DATASET EXTRACT

------------------------------------------------------------------------

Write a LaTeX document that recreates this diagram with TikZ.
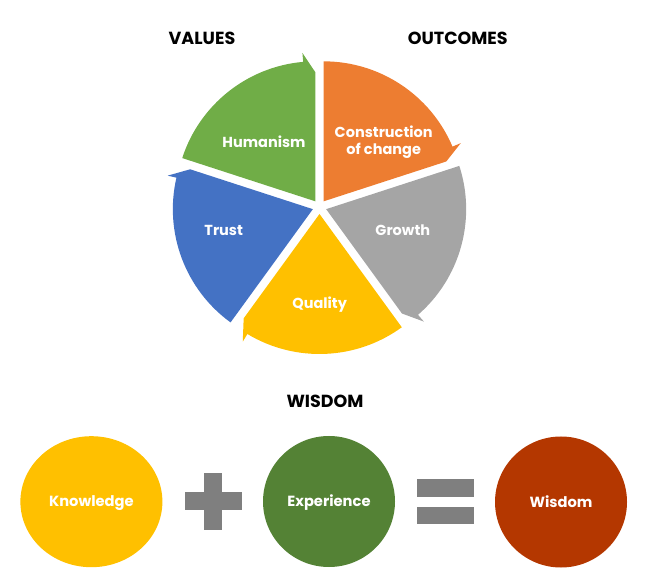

------------------------------------------------------------------------

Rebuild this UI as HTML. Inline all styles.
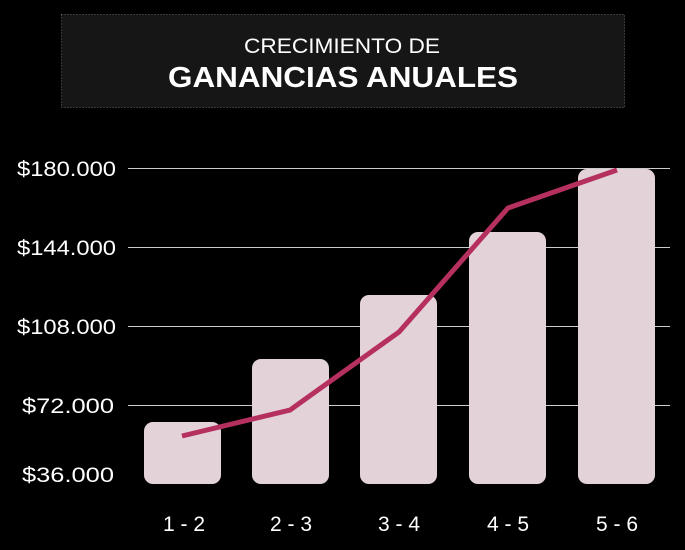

------------------------------------------------------------------------

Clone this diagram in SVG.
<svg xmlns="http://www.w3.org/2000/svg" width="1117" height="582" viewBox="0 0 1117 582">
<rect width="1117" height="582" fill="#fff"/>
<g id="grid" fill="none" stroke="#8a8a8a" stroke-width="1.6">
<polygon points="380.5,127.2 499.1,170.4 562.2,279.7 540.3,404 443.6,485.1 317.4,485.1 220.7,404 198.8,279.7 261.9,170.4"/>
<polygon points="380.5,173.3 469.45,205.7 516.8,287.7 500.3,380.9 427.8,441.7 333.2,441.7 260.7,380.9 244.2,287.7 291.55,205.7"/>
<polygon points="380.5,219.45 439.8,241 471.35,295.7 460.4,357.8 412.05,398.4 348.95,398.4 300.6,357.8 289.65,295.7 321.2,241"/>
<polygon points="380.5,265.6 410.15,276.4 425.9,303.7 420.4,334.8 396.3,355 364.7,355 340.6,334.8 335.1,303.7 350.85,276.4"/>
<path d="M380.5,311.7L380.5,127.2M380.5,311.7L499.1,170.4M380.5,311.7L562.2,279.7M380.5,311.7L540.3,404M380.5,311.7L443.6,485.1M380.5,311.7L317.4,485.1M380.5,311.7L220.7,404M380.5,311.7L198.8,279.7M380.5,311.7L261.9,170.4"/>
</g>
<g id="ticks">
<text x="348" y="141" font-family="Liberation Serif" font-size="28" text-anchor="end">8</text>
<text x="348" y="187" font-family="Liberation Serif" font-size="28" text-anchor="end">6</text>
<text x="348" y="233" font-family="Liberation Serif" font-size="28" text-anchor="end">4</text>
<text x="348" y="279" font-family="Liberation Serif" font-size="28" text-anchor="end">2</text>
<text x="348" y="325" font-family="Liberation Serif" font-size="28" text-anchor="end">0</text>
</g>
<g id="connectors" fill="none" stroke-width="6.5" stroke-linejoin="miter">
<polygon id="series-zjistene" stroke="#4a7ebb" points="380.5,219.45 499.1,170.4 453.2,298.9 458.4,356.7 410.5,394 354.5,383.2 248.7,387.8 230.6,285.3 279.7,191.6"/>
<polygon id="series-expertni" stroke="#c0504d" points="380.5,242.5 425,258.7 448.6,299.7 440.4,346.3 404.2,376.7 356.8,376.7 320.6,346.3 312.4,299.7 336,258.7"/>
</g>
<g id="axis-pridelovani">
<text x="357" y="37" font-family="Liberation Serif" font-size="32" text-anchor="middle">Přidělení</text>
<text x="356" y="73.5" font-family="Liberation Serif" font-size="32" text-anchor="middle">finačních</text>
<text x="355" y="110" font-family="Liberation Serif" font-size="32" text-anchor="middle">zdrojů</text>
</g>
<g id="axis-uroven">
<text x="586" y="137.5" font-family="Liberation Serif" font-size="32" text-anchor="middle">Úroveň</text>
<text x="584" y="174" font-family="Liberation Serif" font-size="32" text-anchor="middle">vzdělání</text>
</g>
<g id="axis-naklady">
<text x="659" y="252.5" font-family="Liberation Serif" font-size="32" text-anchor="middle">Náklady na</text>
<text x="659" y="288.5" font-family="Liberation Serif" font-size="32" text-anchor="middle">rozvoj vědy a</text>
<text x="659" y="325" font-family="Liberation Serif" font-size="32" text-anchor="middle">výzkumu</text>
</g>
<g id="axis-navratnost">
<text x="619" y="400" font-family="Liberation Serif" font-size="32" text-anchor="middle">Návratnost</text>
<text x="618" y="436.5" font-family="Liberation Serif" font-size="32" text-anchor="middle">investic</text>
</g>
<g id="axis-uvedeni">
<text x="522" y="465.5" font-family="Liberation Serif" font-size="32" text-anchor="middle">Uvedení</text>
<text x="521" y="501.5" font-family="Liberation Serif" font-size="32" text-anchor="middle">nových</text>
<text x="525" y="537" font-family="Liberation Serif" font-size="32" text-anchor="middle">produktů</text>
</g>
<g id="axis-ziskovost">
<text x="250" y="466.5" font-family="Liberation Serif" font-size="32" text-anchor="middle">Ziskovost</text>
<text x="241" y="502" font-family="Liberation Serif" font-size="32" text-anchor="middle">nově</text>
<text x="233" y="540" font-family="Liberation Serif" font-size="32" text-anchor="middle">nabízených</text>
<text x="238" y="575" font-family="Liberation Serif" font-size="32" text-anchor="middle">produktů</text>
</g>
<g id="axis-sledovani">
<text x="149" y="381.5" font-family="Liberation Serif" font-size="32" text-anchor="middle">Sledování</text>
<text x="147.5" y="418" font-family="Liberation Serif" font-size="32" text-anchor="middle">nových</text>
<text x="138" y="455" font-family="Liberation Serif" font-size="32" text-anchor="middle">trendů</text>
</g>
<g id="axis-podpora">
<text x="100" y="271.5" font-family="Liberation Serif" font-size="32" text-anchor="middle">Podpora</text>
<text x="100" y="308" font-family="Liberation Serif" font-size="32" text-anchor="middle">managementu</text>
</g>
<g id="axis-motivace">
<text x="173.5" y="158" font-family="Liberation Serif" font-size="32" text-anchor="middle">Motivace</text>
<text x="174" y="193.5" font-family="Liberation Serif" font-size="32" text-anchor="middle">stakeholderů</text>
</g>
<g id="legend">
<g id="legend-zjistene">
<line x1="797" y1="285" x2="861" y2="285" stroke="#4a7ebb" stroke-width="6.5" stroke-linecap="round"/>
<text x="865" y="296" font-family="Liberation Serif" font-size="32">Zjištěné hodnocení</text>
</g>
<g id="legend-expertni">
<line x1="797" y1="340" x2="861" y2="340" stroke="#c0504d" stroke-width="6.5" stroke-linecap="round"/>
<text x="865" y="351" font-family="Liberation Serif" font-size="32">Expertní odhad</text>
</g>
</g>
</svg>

------------------------------------------------------------------------

GIVEN TASK
Report every line in the data above in which the word "diagram" appears.

RESPONSE FOR THIS EXERCISE
Write a LaTeX document that recreates this diagram with TikZ.
Clone this diagram in SVG.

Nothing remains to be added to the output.